*GIVEN REQUEST*.
Filter the entries below, keeping only lines with the word "that".

--- begin RECORDS SHOWN ---

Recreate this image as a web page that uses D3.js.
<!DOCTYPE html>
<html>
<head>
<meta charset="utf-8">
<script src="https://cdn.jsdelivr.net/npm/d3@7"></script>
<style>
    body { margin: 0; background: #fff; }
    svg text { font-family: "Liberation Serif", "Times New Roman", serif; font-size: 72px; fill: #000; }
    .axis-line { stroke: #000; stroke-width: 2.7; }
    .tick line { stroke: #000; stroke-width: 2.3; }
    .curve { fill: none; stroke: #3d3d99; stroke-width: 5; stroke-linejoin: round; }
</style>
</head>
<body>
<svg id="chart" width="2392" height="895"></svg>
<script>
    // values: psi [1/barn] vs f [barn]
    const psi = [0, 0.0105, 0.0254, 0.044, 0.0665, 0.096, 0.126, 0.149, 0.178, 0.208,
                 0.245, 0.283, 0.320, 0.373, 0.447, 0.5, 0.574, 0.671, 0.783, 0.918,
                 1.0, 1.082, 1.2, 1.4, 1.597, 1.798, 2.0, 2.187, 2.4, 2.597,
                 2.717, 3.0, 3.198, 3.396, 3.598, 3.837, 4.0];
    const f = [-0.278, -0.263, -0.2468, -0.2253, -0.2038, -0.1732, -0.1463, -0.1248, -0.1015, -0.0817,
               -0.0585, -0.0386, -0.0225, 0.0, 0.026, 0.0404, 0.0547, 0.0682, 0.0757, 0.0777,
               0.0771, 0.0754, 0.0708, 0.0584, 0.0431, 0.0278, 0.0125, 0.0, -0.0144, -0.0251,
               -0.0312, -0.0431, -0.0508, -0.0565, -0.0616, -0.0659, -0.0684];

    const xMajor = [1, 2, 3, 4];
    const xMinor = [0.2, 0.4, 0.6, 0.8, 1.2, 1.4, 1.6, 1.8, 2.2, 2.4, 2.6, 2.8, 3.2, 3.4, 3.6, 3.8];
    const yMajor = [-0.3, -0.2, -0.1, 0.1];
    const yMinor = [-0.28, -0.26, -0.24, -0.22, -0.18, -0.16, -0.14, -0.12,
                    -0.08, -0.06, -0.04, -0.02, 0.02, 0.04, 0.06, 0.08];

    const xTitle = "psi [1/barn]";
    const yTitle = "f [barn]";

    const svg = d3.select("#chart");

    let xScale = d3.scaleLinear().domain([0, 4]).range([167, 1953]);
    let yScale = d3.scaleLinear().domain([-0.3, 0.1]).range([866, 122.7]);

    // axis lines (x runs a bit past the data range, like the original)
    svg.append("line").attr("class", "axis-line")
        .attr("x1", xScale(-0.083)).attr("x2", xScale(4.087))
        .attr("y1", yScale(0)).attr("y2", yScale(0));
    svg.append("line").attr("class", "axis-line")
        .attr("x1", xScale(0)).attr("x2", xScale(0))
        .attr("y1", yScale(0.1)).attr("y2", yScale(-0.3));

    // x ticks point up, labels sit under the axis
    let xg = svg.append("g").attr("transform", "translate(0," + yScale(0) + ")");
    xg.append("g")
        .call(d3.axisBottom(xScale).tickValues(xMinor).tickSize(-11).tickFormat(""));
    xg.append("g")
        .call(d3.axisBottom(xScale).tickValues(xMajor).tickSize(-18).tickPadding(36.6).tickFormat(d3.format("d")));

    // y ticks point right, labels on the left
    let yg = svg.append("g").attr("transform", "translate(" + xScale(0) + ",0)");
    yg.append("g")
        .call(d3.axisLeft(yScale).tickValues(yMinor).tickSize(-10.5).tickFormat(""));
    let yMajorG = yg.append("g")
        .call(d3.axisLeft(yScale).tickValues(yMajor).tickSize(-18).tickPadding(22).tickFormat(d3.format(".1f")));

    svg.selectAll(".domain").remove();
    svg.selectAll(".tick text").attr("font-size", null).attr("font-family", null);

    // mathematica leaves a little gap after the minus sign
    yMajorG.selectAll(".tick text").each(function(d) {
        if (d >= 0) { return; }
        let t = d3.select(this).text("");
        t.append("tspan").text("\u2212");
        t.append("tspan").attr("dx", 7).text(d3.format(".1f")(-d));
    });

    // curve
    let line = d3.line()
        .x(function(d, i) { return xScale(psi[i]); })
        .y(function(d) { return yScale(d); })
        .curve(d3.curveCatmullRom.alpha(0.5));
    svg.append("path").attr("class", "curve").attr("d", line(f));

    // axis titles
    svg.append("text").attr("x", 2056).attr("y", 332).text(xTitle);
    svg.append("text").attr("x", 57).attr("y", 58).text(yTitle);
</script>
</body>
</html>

--- end RECORDS SHOWN ---
--- begin RECORDS SHOWN ---

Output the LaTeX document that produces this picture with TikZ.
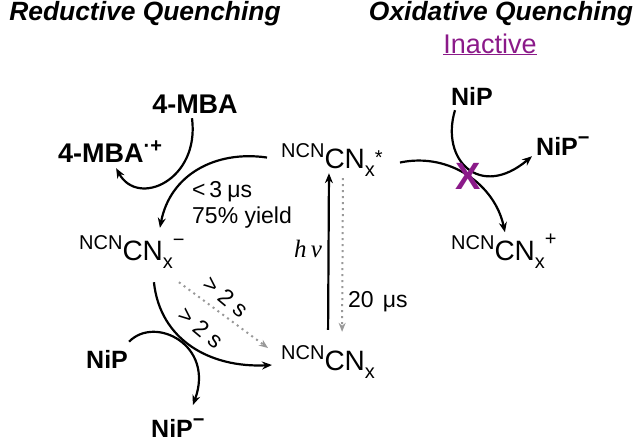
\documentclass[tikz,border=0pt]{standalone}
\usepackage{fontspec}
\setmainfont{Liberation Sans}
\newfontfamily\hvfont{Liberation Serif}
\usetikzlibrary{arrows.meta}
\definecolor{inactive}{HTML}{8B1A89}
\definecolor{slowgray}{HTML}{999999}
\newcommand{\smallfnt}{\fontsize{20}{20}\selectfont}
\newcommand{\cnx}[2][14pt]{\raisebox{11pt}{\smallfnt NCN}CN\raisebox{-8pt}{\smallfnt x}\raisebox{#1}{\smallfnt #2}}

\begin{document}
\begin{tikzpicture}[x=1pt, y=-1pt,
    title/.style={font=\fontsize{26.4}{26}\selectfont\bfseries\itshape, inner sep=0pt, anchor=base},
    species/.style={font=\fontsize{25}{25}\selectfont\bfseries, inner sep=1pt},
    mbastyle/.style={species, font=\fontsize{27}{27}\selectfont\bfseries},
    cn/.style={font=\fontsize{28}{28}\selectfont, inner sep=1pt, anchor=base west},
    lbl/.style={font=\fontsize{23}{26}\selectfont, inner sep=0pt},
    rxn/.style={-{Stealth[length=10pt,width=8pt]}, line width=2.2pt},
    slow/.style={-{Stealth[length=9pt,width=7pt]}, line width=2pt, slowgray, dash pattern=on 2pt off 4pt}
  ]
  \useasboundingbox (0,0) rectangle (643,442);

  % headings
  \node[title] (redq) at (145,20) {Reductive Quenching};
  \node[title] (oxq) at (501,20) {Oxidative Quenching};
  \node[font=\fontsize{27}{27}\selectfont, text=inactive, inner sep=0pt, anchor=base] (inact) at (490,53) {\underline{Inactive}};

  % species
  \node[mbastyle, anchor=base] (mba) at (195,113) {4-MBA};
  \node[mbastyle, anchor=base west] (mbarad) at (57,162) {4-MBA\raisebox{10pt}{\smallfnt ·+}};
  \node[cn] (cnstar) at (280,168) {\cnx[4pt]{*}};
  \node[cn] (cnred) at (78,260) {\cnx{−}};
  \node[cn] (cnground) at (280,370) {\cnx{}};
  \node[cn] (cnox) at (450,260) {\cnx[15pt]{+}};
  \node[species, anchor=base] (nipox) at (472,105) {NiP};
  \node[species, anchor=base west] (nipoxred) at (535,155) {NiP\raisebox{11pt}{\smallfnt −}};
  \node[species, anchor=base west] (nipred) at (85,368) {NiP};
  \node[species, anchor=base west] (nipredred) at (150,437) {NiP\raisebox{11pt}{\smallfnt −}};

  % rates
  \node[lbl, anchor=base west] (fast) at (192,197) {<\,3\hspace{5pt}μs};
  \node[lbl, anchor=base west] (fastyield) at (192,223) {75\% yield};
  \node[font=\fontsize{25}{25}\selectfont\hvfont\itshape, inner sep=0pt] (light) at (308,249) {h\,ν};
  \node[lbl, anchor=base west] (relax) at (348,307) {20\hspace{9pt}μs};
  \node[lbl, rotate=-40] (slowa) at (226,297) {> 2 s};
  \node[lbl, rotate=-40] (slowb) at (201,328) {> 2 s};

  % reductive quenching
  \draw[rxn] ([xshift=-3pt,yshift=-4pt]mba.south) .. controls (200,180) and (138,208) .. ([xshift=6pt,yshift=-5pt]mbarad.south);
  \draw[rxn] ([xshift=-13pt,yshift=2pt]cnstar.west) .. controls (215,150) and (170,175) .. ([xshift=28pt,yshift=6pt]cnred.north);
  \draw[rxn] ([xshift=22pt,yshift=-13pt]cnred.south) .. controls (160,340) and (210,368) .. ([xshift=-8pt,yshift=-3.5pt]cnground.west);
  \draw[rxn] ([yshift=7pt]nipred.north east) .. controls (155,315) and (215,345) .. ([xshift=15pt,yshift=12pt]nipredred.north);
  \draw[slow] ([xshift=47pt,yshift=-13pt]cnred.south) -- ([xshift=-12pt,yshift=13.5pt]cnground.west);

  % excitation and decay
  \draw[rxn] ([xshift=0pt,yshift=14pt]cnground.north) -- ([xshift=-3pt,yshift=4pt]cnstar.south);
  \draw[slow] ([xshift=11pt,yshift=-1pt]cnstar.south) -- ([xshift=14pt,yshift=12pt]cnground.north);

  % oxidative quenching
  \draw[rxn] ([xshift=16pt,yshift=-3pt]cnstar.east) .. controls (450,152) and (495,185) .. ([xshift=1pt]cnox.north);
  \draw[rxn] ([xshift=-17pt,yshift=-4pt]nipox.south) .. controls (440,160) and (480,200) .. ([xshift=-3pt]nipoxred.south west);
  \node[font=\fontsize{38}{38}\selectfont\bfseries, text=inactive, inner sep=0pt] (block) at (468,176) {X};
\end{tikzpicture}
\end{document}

--- end RECORDS SHOWN ---
--- begin RECORDS SHOWN ---

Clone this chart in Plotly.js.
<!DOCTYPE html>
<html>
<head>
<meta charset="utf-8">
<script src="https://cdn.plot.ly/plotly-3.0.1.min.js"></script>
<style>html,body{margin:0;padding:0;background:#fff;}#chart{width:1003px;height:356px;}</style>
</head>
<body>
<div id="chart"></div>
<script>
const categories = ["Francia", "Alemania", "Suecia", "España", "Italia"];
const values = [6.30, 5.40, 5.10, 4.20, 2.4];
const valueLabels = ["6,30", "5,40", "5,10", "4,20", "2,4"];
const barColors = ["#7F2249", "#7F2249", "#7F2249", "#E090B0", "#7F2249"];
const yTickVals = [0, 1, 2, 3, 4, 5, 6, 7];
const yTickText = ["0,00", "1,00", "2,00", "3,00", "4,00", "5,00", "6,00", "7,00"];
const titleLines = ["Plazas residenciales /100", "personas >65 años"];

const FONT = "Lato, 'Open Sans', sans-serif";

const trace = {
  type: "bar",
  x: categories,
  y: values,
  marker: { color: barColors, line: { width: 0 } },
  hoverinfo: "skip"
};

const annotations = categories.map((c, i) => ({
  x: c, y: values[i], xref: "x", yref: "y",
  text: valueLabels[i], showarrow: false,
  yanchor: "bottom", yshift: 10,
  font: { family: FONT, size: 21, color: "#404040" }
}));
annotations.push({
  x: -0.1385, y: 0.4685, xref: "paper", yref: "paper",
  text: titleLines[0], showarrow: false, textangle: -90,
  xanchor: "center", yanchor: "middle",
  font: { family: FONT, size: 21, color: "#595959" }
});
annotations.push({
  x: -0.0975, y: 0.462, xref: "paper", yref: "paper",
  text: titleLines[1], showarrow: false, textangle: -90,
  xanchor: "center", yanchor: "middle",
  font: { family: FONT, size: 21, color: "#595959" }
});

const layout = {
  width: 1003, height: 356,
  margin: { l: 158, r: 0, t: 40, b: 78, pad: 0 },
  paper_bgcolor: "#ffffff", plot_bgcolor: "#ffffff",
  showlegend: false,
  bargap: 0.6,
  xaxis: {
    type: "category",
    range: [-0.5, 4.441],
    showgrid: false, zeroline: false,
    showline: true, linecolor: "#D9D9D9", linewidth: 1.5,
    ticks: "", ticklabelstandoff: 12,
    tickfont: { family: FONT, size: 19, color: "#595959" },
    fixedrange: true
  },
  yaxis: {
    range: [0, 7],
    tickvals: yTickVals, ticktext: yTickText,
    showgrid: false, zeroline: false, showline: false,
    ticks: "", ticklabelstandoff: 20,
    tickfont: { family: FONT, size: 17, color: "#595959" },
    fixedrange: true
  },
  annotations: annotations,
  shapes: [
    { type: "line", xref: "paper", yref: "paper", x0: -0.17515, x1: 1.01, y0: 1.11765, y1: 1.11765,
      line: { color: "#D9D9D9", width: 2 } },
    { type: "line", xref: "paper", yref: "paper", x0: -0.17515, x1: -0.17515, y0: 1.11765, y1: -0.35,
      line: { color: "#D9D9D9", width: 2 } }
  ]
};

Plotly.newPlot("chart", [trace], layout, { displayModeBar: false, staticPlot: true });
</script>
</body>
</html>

--- end RECORDS SHOWN ---

*REPLY TO THE EXERCISE*.
Recreate this image as a web page that uses D3.js.
Output the LaTeX document that produces this picture with TikZ.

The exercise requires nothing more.